## GIVEN EXERCISE
Begin the copy with the line that contains "Generate a Python" and end it with the line that contains "plt.rcParams['mathtext.it'] = 'Liberation". Print these lines exactly and omit all pictures.

## EXERCISE MATERIALS
=-=-=-=-=

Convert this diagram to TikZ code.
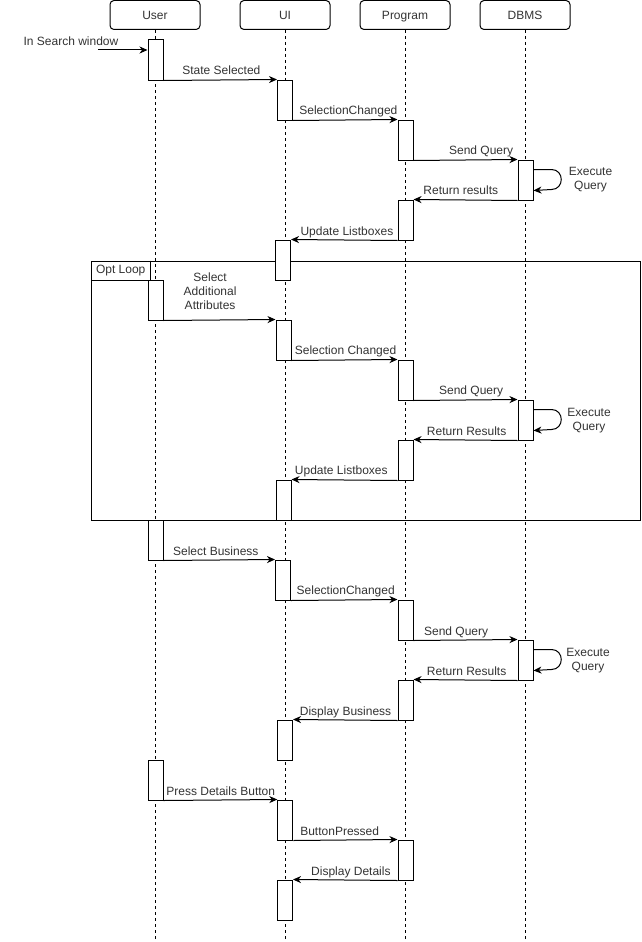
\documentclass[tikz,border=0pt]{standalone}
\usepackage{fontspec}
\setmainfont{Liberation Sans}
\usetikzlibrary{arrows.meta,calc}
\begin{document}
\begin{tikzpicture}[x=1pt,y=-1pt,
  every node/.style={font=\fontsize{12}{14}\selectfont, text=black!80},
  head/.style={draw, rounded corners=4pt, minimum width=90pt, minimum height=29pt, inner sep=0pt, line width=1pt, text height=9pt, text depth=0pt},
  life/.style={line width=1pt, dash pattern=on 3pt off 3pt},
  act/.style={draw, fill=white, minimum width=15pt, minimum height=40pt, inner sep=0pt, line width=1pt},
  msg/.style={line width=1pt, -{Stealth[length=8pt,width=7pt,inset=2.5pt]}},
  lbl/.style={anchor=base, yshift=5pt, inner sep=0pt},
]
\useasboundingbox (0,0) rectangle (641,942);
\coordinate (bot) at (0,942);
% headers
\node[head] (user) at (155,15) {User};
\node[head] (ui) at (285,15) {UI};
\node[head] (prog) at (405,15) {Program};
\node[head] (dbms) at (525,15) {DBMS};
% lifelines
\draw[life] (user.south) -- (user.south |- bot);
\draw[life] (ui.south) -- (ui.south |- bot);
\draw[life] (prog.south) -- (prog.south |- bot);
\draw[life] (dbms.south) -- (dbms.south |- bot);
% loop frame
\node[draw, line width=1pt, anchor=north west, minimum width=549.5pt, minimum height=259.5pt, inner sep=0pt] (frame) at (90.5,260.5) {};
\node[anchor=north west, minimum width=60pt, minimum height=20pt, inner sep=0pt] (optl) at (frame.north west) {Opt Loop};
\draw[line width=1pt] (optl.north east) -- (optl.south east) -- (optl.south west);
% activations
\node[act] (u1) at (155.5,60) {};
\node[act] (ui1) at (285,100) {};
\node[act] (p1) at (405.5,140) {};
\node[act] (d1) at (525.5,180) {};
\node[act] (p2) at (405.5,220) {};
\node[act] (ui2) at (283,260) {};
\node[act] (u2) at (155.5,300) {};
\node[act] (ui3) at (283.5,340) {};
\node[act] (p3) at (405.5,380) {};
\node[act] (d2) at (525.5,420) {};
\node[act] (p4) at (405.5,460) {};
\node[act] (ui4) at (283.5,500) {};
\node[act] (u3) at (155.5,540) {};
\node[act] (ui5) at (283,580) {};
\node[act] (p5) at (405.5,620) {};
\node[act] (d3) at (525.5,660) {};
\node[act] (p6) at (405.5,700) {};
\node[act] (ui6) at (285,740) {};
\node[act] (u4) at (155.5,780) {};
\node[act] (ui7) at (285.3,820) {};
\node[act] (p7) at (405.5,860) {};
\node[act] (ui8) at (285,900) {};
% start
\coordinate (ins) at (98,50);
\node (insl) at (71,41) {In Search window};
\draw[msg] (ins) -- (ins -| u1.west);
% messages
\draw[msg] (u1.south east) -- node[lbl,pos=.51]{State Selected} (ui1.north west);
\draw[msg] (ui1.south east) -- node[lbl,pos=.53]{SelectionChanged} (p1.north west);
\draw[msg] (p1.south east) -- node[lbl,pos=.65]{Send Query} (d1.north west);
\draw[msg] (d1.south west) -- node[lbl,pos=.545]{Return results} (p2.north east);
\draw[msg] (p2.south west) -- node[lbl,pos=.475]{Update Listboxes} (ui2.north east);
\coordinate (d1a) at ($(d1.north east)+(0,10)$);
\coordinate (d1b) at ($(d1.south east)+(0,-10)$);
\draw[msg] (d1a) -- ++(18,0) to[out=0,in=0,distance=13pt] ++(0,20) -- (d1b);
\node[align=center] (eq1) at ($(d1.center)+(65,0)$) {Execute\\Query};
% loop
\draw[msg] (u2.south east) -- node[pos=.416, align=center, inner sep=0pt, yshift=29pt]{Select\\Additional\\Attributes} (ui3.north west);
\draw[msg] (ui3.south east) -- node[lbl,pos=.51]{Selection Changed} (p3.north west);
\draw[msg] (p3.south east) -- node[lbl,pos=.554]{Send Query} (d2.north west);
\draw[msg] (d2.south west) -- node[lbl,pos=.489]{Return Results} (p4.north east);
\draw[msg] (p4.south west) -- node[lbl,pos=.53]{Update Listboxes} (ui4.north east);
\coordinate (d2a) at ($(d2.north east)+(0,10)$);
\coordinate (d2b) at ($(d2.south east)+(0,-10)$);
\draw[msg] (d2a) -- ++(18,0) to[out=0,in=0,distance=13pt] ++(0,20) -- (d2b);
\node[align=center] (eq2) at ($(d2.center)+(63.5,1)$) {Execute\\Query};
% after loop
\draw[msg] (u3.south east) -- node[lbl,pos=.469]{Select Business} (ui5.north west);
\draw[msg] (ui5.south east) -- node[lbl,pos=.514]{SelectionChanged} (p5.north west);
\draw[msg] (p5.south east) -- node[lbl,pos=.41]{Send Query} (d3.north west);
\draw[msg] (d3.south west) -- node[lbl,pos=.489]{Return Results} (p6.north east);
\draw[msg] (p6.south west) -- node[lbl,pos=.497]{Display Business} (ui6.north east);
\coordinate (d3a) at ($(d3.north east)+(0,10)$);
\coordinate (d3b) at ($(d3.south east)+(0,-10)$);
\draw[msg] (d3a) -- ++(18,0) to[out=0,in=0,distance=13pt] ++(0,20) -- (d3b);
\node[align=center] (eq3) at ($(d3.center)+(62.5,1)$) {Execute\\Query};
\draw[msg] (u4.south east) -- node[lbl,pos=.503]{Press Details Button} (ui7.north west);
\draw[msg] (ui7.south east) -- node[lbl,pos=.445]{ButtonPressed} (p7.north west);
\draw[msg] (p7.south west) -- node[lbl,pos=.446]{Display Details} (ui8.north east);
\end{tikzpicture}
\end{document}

=-=-=-=-=

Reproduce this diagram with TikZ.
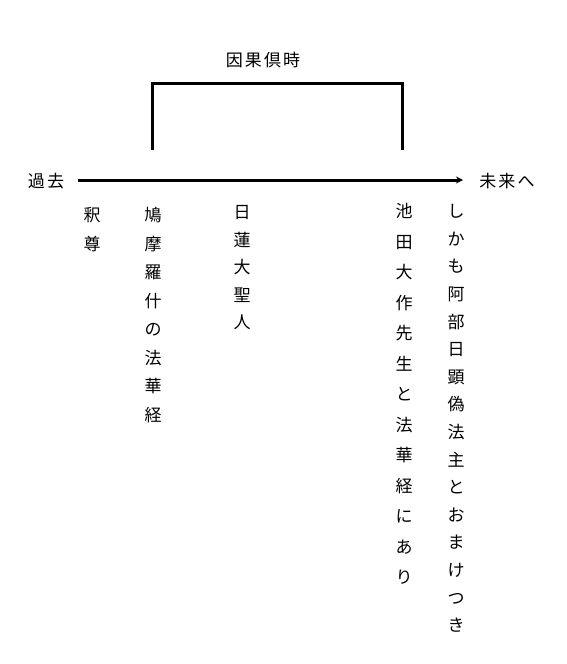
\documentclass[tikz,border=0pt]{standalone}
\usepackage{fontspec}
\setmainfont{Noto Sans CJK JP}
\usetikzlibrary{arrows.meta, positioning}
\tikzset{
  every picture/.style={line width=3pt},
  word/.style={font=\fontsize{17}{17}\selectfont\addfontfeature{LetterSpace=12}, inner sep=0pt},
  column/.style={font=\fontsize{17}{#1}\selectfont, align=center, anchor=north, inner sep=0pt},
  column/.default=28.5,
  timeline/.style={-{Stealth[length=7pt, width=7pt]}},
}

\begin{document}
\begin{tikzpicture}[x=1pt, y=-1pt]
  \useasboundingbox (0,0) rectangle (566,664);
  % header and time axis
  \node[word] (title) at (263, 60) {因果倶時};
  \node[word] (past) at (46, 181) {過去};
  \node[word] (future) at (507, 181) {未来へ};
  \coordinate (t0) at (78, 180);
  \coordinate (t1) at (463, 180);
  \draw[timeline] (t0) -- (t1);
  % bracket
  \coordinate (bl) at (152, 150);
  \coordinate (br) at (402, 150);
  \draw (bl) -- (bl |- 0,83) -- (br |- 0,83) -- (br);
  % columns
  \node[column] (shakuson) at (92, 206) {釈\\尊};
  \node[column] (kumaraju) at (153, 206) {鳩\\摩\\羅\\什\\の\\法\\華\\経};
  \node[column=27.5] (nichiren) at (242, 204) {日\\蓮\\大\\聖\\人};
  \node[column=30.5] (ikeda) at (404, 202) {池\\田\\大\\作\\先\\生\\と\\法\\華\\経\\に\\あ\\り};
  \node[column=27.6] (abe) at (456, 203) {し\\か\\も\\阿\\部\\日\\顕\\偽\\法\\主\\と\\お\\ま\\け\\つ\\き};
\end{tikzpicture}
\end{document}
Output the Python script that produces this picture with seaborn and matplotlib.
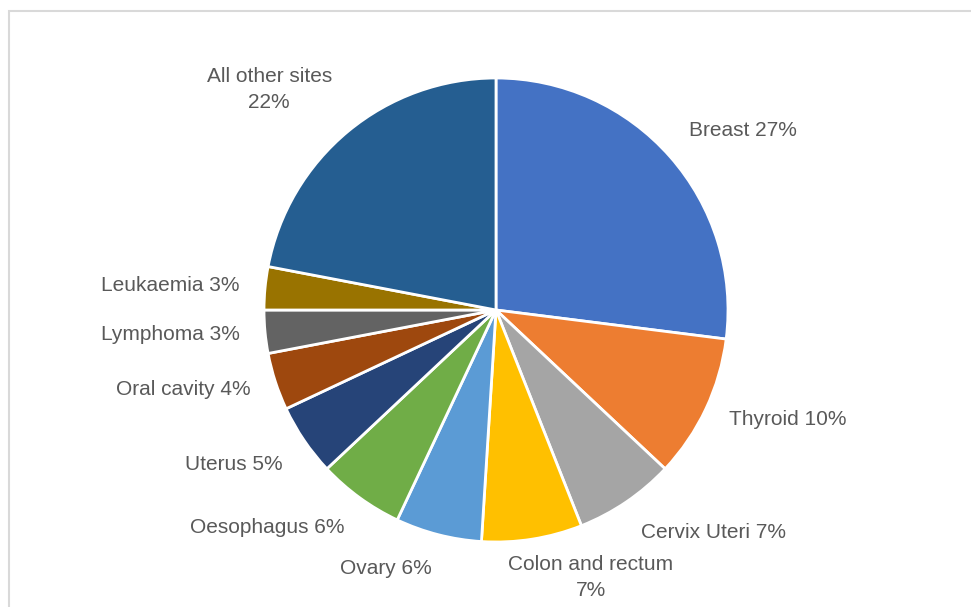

=-=-=-=-=

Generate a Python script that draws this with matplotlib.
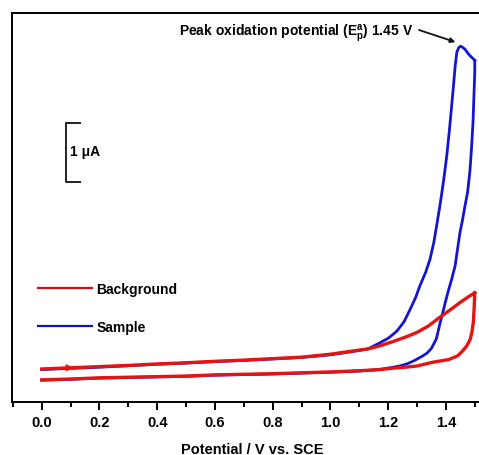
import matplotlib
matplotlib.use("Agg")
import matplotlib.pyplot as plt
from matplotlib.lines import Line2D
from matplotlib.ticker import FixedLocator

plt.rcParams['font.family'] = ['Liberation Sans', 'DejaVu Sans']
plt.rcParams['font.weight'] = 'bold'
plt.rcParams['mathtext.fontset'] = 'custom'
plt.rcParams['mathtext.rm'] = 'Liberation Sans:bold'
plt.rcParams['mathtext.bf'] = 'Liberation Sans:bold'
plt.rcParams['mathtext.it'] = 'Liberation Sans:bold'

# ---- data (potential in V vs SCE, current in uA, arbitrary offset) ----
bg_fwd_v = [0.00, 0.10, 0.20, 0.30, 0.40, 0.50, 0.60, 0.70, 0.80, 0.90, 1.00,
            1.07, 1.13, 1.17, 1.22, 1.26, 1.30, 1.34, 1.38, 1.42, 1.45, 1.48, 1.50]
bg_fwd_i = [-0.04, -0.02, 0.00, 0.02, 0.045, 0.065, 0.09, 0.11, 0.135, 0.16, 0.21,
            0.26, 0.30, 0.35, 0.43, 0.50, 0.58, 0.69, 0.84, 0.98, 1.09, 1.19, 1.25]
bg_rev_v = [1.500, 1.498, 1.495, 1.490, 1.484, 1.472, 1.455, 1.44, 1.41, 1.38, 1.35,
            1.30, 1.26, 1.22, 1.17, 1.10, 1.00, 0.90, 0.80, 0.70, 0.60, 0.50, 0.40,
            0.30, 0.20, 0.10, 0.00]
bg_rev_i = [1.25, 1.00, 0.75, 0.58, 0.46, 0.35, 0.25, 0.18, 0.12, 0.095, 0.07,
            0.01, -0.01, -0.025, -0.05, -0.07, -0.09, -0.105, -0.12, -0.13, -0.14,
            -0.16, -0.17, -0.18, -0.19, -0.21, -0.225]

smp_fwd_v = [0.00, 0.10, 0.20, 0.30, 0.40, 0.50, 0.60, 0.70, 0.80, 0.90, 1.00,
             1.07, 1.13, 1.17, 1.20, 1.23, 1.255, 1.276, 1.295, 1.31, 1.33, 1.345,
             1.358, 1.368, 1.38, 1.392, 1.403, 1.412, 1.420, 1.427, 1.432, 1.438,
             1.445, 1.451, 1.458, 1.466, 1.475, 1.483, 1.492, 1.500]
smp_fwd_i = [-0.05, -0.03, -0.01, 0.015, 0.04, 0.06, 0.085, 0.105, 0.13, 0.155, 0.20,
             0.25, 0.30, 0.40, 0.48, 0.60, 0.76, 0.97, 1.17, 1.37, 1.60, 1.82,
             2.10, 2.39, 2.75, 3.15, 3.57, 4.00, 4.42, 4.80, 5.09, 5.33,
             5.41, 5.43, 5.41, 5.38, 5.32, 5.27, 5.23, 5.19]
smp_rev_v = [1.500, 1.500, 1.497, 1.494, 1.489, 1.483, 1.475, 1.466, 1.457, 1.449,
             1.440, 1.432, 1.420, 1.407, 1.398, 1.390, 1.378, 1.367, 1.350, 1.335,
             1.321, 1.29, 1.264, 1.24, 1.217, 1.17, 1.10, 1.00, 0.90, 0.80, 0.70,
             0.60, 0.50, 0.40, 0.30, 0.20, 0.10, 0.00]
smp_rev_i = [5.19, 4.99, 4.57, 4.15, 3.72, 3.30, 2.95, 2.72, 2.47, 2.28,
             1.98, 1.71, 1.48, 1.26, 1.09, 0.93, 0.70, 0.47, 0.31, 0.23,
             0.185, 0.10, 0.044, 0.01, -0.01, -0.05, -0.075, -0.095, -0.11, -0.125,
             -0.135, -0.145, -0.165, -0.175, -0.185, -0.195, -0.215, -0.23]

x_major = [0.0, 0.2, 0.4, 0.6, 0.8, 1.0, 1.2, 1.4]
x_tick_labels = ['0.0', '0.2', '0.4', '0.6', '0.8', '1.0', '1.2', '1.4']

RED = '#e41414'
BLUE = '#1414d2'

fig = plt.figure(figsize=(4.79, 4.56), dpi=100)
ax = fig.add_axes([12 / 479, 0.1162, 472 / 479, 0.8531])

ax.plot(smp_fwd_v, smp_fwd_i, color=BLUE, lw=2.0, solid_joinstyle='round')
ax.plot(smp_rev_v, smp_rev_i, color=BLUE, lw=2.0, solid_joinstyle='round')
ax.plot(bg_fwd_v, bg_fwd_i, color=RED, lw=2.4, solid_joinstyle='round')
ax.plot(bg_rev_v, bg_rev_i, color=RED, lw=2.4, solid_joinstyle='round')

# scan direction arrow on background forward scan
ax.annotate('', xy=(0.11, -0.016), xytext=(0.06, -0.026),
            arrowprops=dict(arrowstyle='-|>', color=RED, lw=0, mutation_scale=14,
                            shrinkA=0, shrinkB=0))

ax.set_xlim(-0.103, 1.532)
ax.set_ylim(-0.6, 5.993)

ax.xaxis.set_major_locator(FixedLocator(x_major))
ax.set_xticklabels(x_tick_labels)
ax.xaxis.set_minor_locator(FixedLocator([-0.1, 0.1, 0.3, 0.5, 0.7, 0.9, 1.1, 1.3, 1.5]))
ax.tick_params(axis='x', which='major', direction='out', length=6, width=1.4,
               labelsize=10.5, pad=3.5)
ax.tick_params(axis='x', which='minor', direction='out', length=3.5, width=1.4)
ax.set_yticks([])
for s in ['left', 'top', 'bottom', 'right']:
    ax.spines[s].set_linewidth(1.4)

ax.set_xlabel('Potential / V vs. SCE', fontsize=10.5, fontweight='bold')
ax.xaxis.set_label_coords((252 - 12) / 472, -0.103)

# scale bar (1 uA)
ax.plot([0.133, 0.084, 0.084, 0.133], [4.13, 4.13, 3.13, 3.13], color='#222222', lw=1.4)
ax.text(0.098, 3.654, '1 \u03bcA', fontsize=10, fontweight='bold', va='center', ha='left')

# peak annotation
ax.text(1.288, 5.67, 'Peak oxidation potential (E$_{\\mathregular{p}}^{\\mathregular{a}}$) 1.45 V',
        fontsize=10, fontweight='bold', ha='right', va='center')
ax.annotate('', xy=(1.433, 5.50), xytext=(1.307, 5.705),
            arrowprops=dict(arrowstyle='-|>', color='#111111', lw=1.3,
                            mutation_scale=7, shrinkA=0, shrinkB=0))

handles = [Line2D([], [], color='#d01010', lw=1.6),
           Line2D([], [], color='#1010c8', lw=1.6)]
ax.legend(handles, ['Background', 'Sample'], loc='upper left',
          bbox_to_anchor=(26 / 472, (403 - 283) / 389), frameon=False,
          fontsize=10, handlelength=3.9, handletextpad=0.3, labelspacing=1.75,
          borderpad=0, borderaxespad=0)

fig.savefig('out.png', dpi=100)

=-=-=-=-=

## REPLY TO THE TASK
Generate a Python script that draws this with matplotlib.
import matplotlib
matplotlib.use("Agg")
import matplotlib.pyplot as plt
from matplotlib.lines import Line2D
from matplotlib.ticker import FixedLocator

plt.rcParams['font.family'] = ['Liberation Sans', 'DejaVu Sans']
plt.rcParams['font.weight'] = 'bold'
plt.rcParams['mathtext.fontset'] = 'custom'
plt.rcParams['mathtext.rm'] = 'Liberation Sans:bold'
plt.rcParams['mathtext.bf'] = 'Liberation Sans:bold'
plt.rcParams['mathtext.it'] = 'Liberation Sans:bold'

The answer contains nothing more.